Olayları büyümede, olduğundan fazla ya da eksik göstermede üstümüze yok. Teknoloji ve dijitalizmin her tarafımızı kuşattığı bir dünyada, biz hala birbirimizle uğraşmaktan hoşlanıyor ve farklılıklarımızı hoş görmemeden yana direniyoruz. Birimizin ötekini kabullenmek gibi bir kaygısı yok. Farklı düşünce ve fikirlere tahammülümüz yok. Yıllardır bu ülkede yılbaşı kutlaması yapılır.
Yıldız Teknik Üniversitesi’nde yılbaşı ağacı süsleme etkinliği nedeniyle “karşıt görüşlü” öğrenciler arasında gerginlik çıkmış. Gerginliğin konusu, yaklaşan yılbaşı ve Noel ağacı"
Üniversite yönetimi etkinliğe izin vermiyormuş, bununla birlikte bir grup öğrenci ağaç süsleme etkinliğinden yine de vazgeçmemiş. Bir başka grup da tekbirlerle ağacın çevresini sarıp süslemek isteyenleri engellemiş. Ya da engellemeye çalışmış. Mesele bundan ibaret. Şimdi diyeceksiniz ki, burası Türkiye; ne var bunda şaşılacak? Her iki taraf da olup biteni anlamak ve birbirine saygı duymak yerine, birbirine saldırmayı tercih ediyor.
Ağacın süslenmesini savunanların bir kısmı bunun bir çeşit ‘laikliği savunma’ eylemi olduğuna inanabilir ama bunun laiklikle ne ilgisi var? Olsa olsa, bu meselenin dini boyutu olabilir. Neticede ağaç süslemek, yaklaşan yılbaşının yani Noel kutlamanın bir parçası. Hristiyan kültüründe zaten var. Meseleyi büyütüp, sırf protesto etmek adına, süslenen ağacın karşısında namaz kılanlar bile oldu.
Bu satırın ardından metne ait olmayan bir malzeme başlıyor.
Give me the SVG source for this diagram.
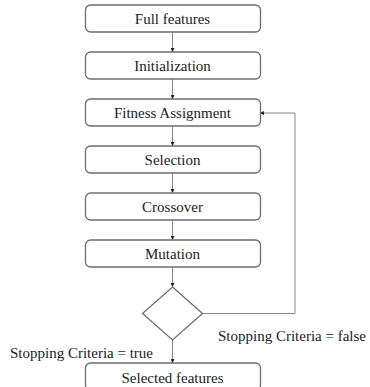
<svg xmlns="http://www.w3.org/2000/svg" width="370" height="387" viewBox="0 0 370 387">
<style>
.box{fill:#fff;stroke:#6e6e6e;stroke-width:1.3}
.lbl{font-size:15px;fill:#222;text-anchor:middle}
.note{font-size:15px;fill:#222}
.con{fill:none;stroke:#888;stroke-width:1}
</style>
<defs>
<marker id="ah" viewBox="0 0 6 6" refX="6" refY="3" markerWidth="4" markerHeight="4" orient="auto" markerUnits="userSpaceOnUse">
<path d="M0,0 L6,3 L0,6 z" fill="#222"/>
</marker>
</defs>
<rect width="370" height="387" fill="#fff"/>
<g id="connectors">
<line class="con" x1="172.5" y1="32" x2="172.5" y2="52" marker-end="url(#ah)"/>
<line class="con" x1="172.5" y1="79" x2="172.5" y2="99" marker-end="url(#ah)"/>
<line class="con" x1="172.5" y1="126" x2="172.5" y2="146" marker-end="url(#ah)"/>
<line class="con" x1="172.5" y1="173" x2="172.5" y2="193" marker-end="url(#ah)"/>
<line class="con" x1="172.5" y1="220" x2="172.5" y2="240" marker-end="url(#ah)"/>
<line class="con" x1="172.5" y1="267" x2="172.5" y2="287" marker-end="url(#ah)"/>
<line class="con" x1="172.5" y1="340" x2="172.5" y2="363" marker-end="url(#ah)"/>
<polyline class="con" points="202.5,313.5 295,313.5 295,113 260,113" marker-end="url(#ah)"/>
</g>
<g font-family="Liberation Serif, Times New Roman, serif">
<g id="full-features"><rect class="box" x="85.5" y="5" width="175" height="27" rx="5"/><text class="lbl" x="172.5" y="24">Full features</text></g>
<g id="initialization"><rect class="box" x="85.5" y="52" width="175" height="27" rx="5"/><text class="lbl" x="172.5" y="71">Initialization</text></g>
<g id="fitness-assignment"><rect class="box" x="85.5" y="99" width="175" height="27" rx="5"/><text class="lbl" x="172.5" y="118">Fitness Assignment</text></g>
<g id="selection"><rect class="box" x="85.5" y="146" width="175" height="27" rx="5"/><text class="lbl" x="172.5" y="165">Selection</text></g>
<g id="crossover"><rect class="box" x="85.5" y="193" width="175" height="27" rx="5"/><text class="lbl" x="172.5" y="212">Crossover</text></g>
<g id="mutation"><rect class="box" x="85.5" y="240" width="175" height="27" rx="5"/><text class="lbl" x="172.5" y="259">Mutation</text></g>
<g id="decision"><polygon class="box" points="172.5,287 202.5,313.5 172.5,340 142.5,313.5"/></g>
<g id="selected-features"><rect class="box" x="85.5" y="363" width="175" height="27" rx="5"/><text class="lbl" x="172.5" y="383">Selected features</text></g>
<g id="labels">
<text class="note" x="10" y="358">Stopping Criteria = true</text>
<text class="note" x="218" y="341">Stopping Criteria = false</text>
</g>
</g>
</svg>
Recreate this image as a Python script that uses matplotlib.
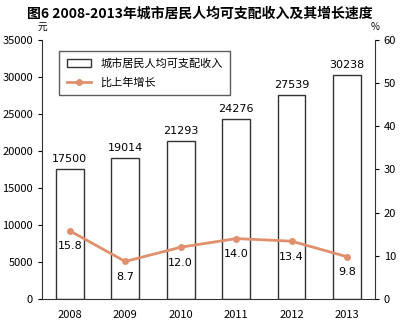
import matplotlib.pyplot as plt
from matplotlib.patches import Patch
from matplotlib.lines import Line2D

plt.rcParams['font.family'] = ['Noto Sans CJK SC', 'DejaVu Sans']

years = ['2008', '2009', '2010', '2011', '2012', '2013']
income = [17500, 19014, 21293, 24276, 27539, 30238]
growth = [15.8, 8.7, 12.0, 14.0, 13.4, 9.8]

line_color = '#E0906C'

fig = plt.figure(figsize=(4, 3.33), dpi=100)
ax1 = fig.add_axes([0.105, 0.102, 0.832, 0.778])
x = list(range(len(years)))

ax1.bar(x, income, width=0.5, facecolor='white', edgecolor='#333333', linewidth=1.0)
for xi, v in zip(x, income):
    ax1.text(xi, v + 700, str(v), ha='center', va='bottom', fontsize=8, family='DejaVu Sans')

ax1.set_xlim(-0.5, 5.5)
ax1.set_ylim(0, 35000)
ax1.set_yticks(range(0, 35001, 5000))
ax1.set_xticks(x)
ax1.set_xticklabels(years)
ax1.tick_params(axis='x', length=0, labelsize=8, pad=8)
ax1.tick_params(axis='y', labelsize=8, length=3, direction='out')
for s in ['top', 'right']:
    ax1.spines[s].set_visible(False)
ax1.spines['left'].set_color('#333333')
ax1.spines['bottom'].set_color('#333333')

ax2 = ax1.twinx()
ax2.plot(x, growth, color=line_color, linewidth=2, marker='o', markersize=4)
for xi, g in zip(x, growth):
    ax2.text(xi, g - 2.4, '%.1f' % g, ha='center', va='top', fontsize=8, family='DejaVu Sans')
ax2.set_ylim(0, 60)
ax2.set_yticks(range(0, 61, 10))
ax2.tick_params(axis='y', labelsize=8, length=3, direction='out')
for s in ['top', 'left', 'bottom']:
    ax2.spines[s].set_visible(False)
ax2.spines['right'].set_color('#333333')

ax1.text(0.0, 1.03, '元', transform=ax1.transAxes, ha='center', va='bottom', fontsize=7)
ax2.text(1.0, 1.03, '%', transform=ax2.transAxes, ha='center', va='bottom', fontsize=7)

handles = [Patch(facecolor='white', edgecolor='#333333'),
           Line2D([0], [0], color=line_color, linewidth=2, marker='o', markersize=4)]
leg = ax1.legend(handles, ['城市居民人均可支配收入', '比上年增长'], loc='upper left',
                 bbox_to_anchor=(0.035, 0.98), fontsize=8, frameon=True, fancybox=False,
                 edgecolor='#333333', handlelength=2.2, borderpad=0.7, labelspacing=0.7)
leg.get_frame().set_linewidth(1.0)

fig.text(0.5, 0.96, '图6 2008-2013年城市居民人均可支配收入及其增长速度', ha='center', va='center',
         fontsize=10, fontweight='bold')

fig.savefig('out.png', dpi=100)
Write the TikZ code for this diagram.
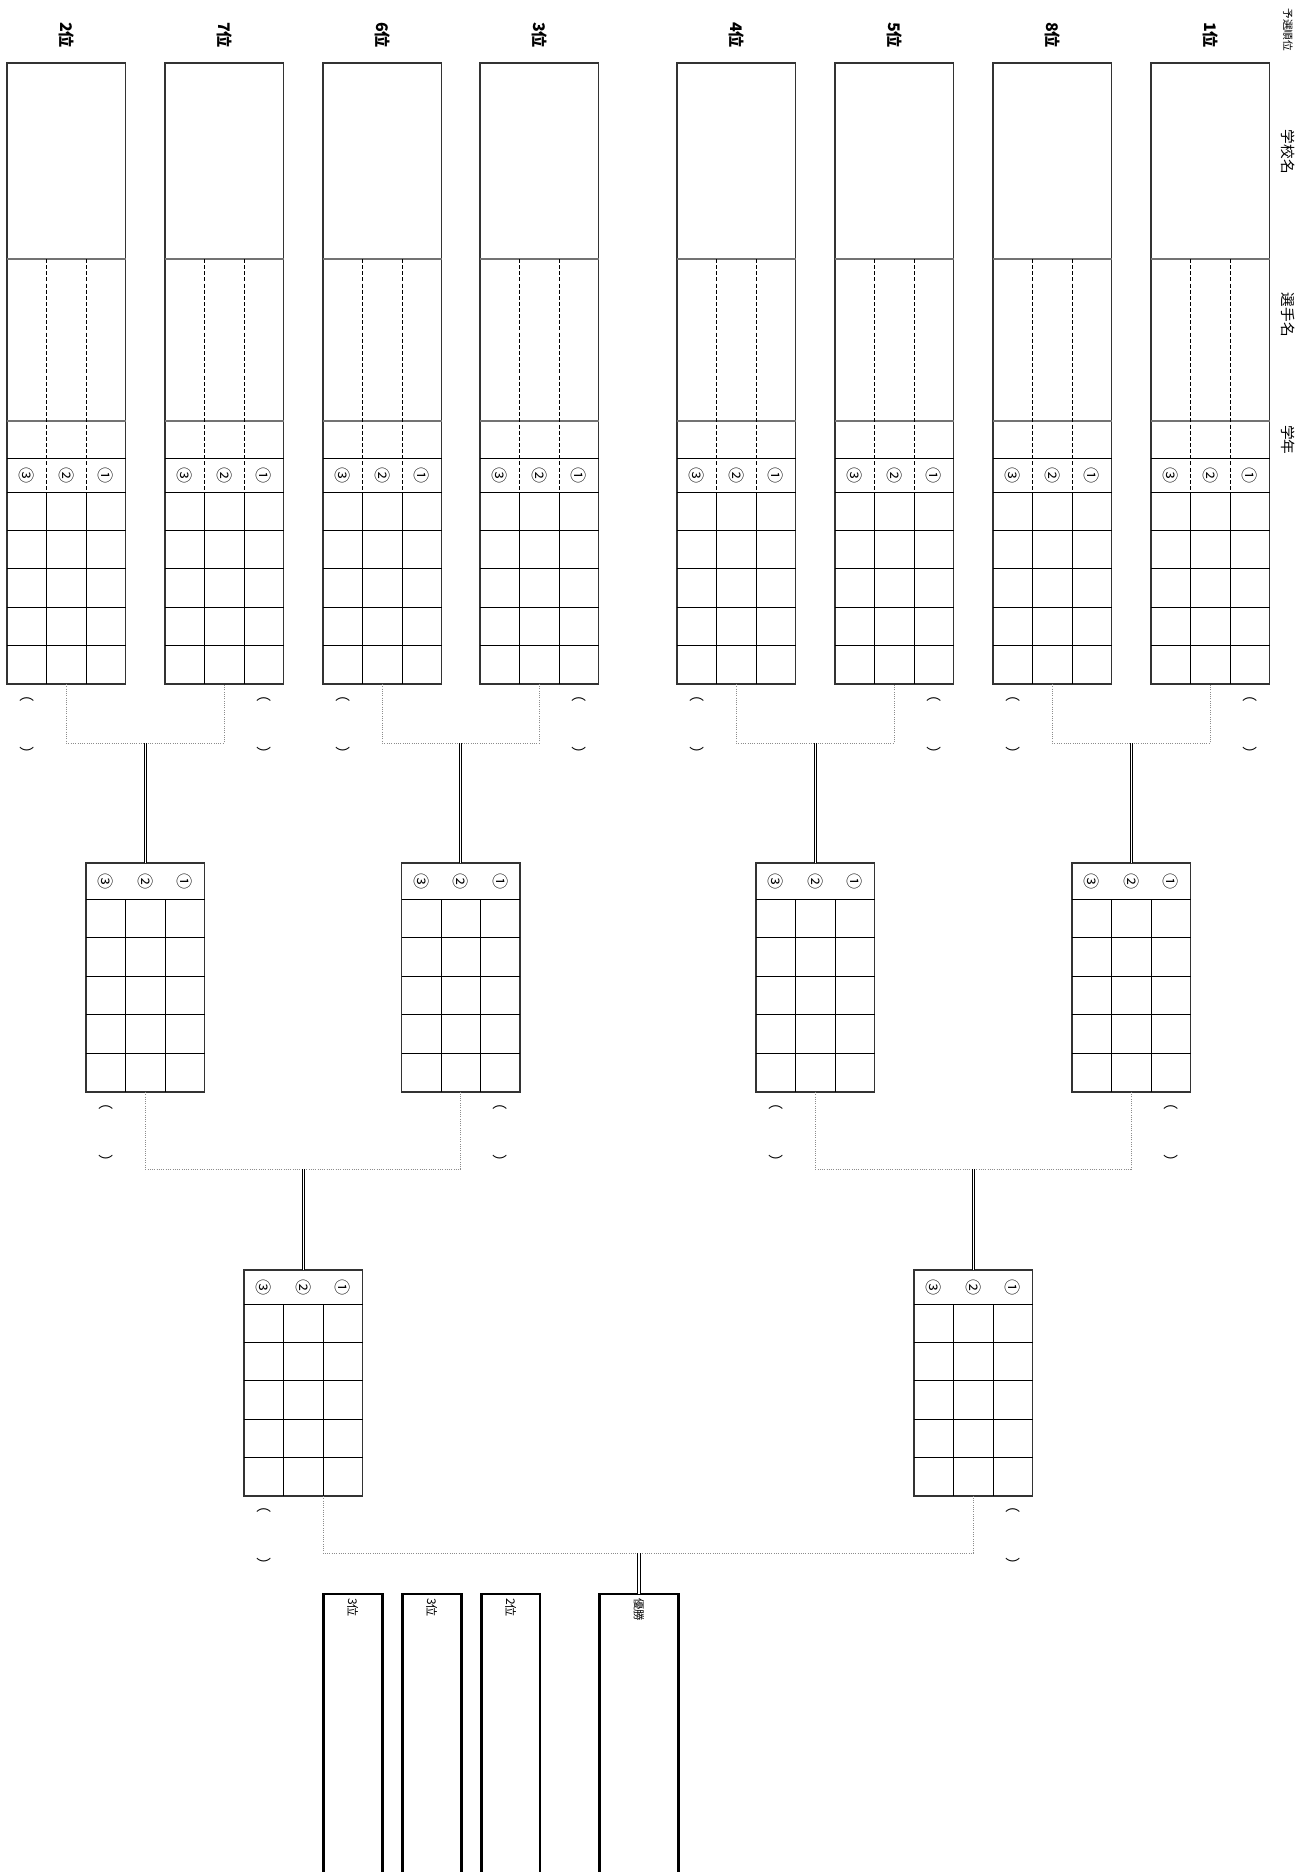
\documentclass[tikz,border=0pt]{standalone}
\usepackage{fontspec}
\setmainfont{Noto Sans CJK JP}
\begin{document}
\begin{tikzpicture}[x=0.75pt,y=-0.75pt,
	frame/.style={draw=black!80,line width=1pt},
	sep/.style={black!55,line width=0.8pt},
	grid/.style={black,line width=0.75pt},
	divline/.style={black,line width=0.6pt,dash pattern=on 3pt off 1.6pt},
	conn/.style={black!45,line width=0.7pt,densely dotted},
	dbl/.style={black,line width=0.75pt,double,double distance=1.1pt},
	finbox/.style={line width=2pt},
	lbl/.style={rotate=-90,inner sep=0pt,font=\fontsize{11}{11}\selectfont},
	rank/.style={lbl,font=\fontsize{12}{12}\bfseries},
	num/.style={lbl,font=\fontsize{12}{12}\selectfont}]
	\useasboundingbox (0,0) rectangle (1304,1872);
	\clip (0,0) rectangle (1304,1872);
	\fill[white] (0,0) rectangle (1304,1872);
	\node[lbl,font=\fontsize{8}{8}\selectfont] (h0) at (1288,30) {予選順位};
	\node[lbl] (h1) at (1288,152) {学校名};
	\node[lbl] (h2) at (1288,315) {選手名};
	\node[lbl] (h3) at (1288,440) {学年};
	\foreach \x/\r/\p [count=\i] in {7/2/19.75,165/7/98.75,323/6/19.75,480/3/98.75,677/4/19.75,835/5/98.75,993/8/19.75,1151/1/98.75}{
		\node[rank] (r\i) at (\x+59.25,35) {\r{}位};
		\draw[frame] (\x,63) rectangle (\x+118.5,684);
		\draw[sep] (\x,259)--(\x+118.5,259) (\x,421)--(\x+118.5,421);
		\draw[divline] (\x+39.5,259)--(\x+39.5,492) (\x+79,259)--(\x+79,492);
		\foreach \y in {458,492,530.4,568.8,607.2,645.6} \draw[grid] (\x,\y)--(\x+118.5,\y);
		\draw[grid] (\x+39.5,492)--(\x+39.5,684) (\x+79,492)--(\x+79,684);
		\node[num] (a\i-3) at (\x+19.75,475) {③};
		\node[num] (a\i-2) at (\x+59.25,475) {②};
		\node[num] (a\i-1) at (\x+98.75,475) {①};
		\node[lbl] (p\i) at (\x+\p,724) {（　　　）};
		\coordinate (b\i) at (\x+59.25,684);
	}
	\foreach \x/\p [count=\k] in {86/19.75,401.5/98.75,756/19.75,1072/98.75}{
		\draw[frame] (\x,863) rectangle (\x+118.5,1092);
		\foreach \y in {899,937.6,976.2,1014.8,1053.4} \draw[grid] (\x,\y)--(\x+118.5,\y);
		\draw[grid] (\x+39.5,899)--(\x+39.5,1092) (\x+79,899)--(\x+79,1092);
		\node[num] (c\k-3) at (\x+19.75,881) {③};
		\node[num] (c\k-2) at (\x+59.25,881) {②};
		\node[num] (c\k-1) at (\x+98.75,881) {①};
		\node[lbl] (q\k) at (\x+\p,1132) {（　　　）};
		\coordinate (t\k) at (\x+59.25,863);
		\coordinate (m\k) at (\x+59.25,743);
		\coordinate (d\k) at (\x+59.25,1092);
	}
	\foreach \u/\v/\k in {1/2/1,3/4/2,5/6/3,7/8/4}{
		\draw[conn] (b\u) |- (m\k) -| (b\v);
		\draw[dbl] (m\k)--(t\k);
	}
	\foreach \x/\p/\o [count=\s] in {244/19.75/79,914/98.75/59.25}{
		\draw[frame] (\x,1270) rectangle (\x+118.5,1496);
		\foreach \y in {1304,1342.4,1380.8,1419.2,1457.6} \draw[grid] (\x,\y)--(\x+118.5,\y);
		\draw[grid] (\x+39.5,1304)--(\x+39.5,1496) (\x+79,1304)--(\x+79,1496);
		\node[num] (e\s-3) at (\x+19.75,1287) {③};
		\node[num] (e\s-2) at (\x+59.25,1287) {②};
		\node[num] (e\s-1) at (\x+98.75,1287) {①};
		\node[lbl] (sp\s) at (\x+\p,1535) {（　　　）};
		\coordinate (st\s) at (\x+59.25,1270);
		\coordinate (sm\s) at (\x+59.25,1169);
		\coordinate (sd\s) at (\x+\o,1496);
	}
	\draw[conn] (d1) |- (sm1) -| (d2);
	\draw[conn] (d3) |- (sm2) -| (d4);
	\draw[dbl] (sm1)--(st1);
	\draw[dbl] (sm2)--(st2);
	\foreach \x/\w/\t/\fs [count=\f] in {323.3/59/3位/9,402.3/59/3位/9,481.3/58.7/2位/9,599.3/79/優勝/8.5}{
		\draw[finbox] (\x,1594) rectangle (\x+\w,1890);
		\node[lbl,anchor=west,font=\fontsize{\fs}{\fs}\selectfont] (g\f) at (\x+\w/2,1598) {\t};
	}
	\coordinate (fm) at (638.8,1553);
	\coordinate (ft) at (638.8,1594);
	\draw[conn] (sd1) |- (fm) -| (sd2);
	\draw[dbl] (fm)--(ft);
\end{tikzpicture}
\end{document}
Müslümanların sahiplendiği Ayasofya Hıristiyanların inşa ettiği bir yapı. Ayasofya’da namaz kılınca Hıristiyan olunmuyor. Bir Hristiyan camide ibadet etse Müslüman olur mu? Peki, ağaç süslemekle dinden çıkılır mı? Çıkılmaz ama bir Müslüman da Hristiyan kültürünü yaşatmaya çalışmaz. Türbelerin bir kısmında ve Alevi vatandaşların mekanlarının çoğunda ağaçları süsleme ve bez bağlama geleneği yaşatılıyor.
Birçok şeyimizle zaten batılılar gibi yaşıyoruz. Bir ağacın süslenmesinden mesele çıkarmak nedir? Varsın süslesin. Yahu yapmayın Allah aşkına, maksat çocukları sevindirmekse ağaçların hepsini süsleyelim, bunda ne var? Ağaç süslemekle kimse dinden imandan çıkmaz. Kimse daha Atatürkçü ya da laik de olmaz. Sen bunu Hristiyanlığın bir kültürü olarak görüp süslemeye bilirsin, buna eyvallah. Ama seküler hayat yaşamak isteyen insanların yaşantısına müdahale etme hakkını nereden alıyorsun?
Ağaç süsleyene müdahil olduğunda, süslemeyi bırakıp seninle birlikte tekbir getirip camiye mi gidecek? Yahu biz ne ara bu hallere düştük?
Öyle bir ülke olduk ki bir taraf Arapça kebapçı tabelası görünce köpürüyor, öteki taraf yılbaşı süslerinden nem kapıyor, ağaç süsleyenleri zındıklıkla suçluyor. Orta yolu yok mu bunun?